§ **WHAT YOU HAVE TO DO**
Find each line holding the word "that" and give the total alone.

Collected data entries

+++

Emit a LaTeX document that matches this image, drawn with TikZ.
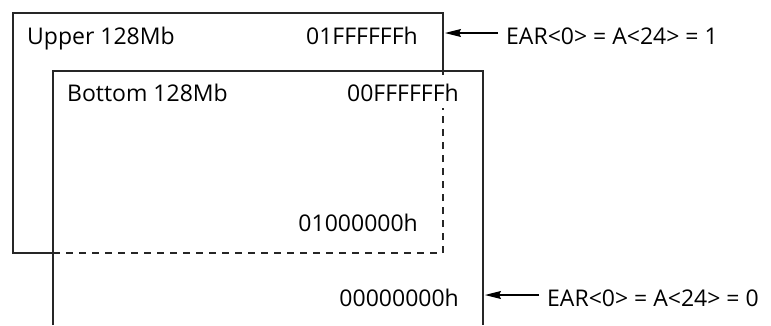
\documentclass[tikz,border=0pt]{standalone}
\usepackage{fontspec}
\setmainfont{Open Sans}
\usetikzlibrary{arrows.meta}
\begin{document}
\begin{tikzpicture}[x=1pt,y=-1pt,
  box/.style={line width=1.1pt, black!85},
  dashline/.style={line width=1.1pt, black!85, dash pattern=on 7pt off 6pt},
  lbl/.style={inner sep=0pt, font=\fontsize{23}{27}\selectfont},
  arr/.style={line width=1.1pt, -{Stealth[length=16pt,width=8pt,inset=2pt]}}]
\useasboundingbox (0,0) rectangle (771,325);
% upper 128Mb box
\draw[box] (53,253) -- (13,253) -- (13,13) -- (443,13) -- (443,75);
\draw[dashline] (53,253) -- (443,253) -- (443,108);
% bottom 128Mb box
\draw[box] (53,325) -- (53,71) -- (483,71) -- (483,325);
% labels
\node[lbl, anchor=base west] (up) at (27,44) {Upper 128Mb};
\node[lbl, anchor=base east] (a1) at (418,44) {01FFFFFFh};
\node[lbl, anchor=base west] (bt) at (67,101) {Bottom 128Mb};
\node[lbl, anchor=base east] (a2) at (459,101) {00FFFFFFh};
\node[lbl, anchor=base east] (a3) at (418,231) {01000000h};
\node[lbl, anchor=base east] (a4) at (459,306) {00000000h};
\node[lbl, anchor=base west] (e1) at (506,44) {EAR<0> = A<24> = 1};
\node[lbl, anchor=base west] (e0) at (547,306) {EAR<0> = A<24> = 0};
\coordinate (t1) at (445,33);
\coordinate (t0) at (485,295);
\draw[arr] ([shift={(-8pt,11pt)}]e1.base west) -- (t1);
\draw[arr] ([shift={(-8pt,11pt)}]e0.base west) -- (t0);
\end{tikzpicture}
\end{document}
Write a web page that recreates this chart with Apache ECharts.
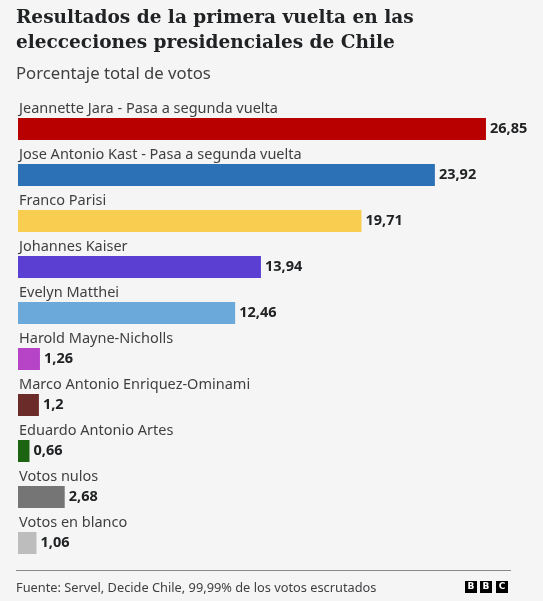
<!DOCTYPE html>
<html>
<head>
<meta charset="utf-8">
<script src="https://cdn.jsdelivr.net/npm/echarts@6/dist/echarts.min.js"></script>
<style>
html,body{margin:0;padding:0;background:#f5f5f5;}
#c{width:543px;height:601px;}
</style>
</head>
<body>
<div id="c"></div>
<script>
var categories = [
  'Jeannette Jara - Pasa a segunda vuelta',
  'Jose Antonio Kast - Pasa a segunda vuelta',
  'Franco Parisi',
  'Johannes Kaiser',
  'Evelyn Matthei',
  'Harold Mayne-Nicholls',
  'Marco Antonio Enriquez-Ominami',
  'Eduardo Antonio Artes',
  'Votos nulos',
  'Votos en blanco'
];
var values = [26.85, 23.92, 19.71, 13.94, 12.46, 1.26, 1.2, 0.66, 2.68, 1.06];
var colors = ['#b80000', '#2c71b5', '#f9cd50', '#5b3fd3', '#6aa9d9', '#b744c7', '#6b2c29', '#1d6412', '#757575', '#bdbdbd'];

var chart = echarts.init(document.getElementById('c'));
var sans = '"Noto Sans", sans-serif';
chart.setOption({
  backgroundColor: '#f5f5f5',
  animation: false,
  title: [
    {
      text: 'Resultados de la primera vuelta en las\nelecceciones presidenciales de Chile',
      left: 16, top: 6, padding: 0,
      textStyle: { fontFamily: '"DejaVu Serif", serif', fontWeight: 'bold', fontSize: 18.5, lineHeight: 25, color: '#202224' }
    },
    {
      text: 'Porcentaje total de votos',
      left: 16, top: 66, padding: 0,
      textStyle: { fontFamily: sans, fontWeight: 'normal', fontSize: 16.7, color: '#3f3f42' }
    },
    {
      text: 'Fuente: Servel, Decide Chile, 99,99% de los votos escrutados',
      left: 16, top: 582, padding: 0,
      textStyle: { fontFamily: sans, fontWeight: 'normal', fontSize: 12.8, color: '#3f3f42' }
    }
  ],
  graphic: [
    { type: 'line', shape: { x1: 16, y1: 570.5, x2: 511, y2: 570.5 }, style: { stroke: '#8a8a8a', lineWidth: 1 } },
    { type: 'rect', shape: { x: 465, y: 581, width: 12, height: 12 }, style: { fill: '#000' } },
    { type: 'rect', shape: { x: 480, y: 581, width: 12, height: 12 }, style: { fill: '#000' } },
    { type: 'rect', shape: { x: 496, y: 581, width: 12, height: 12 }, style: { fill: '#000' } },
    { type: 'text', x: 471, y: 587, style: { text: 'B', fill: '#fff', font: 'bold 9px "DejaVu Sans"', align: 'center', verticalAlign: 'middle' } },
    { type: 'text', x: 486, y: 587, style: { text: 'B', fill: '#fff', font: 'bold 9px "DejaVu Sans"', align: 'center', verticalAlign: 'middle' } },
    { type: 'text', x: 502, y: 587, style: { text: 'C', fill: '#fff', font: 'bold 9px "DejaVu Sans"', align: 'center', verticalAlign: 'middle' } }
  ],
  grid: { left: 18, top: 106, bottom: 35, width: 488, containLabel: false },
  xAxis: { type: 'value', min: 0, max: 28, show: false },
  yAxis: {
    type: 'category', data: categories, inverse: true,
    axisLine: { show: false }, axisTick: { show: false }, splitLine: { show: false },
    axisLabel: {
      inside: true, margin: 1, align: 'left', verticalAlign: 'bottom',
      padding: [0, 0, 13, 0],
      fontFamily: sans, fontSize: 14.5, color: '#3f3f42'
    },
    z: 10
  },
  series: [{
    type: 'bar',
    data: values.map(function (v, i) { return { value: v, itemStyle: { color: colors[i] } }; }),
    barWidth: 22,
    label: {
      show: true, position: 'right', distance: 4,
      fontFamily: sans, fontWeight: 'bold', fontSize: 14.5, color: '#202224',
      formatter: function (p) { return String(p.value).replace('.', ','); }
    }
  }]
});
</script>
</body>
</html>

+++

§ **FULL OUTPUT**
2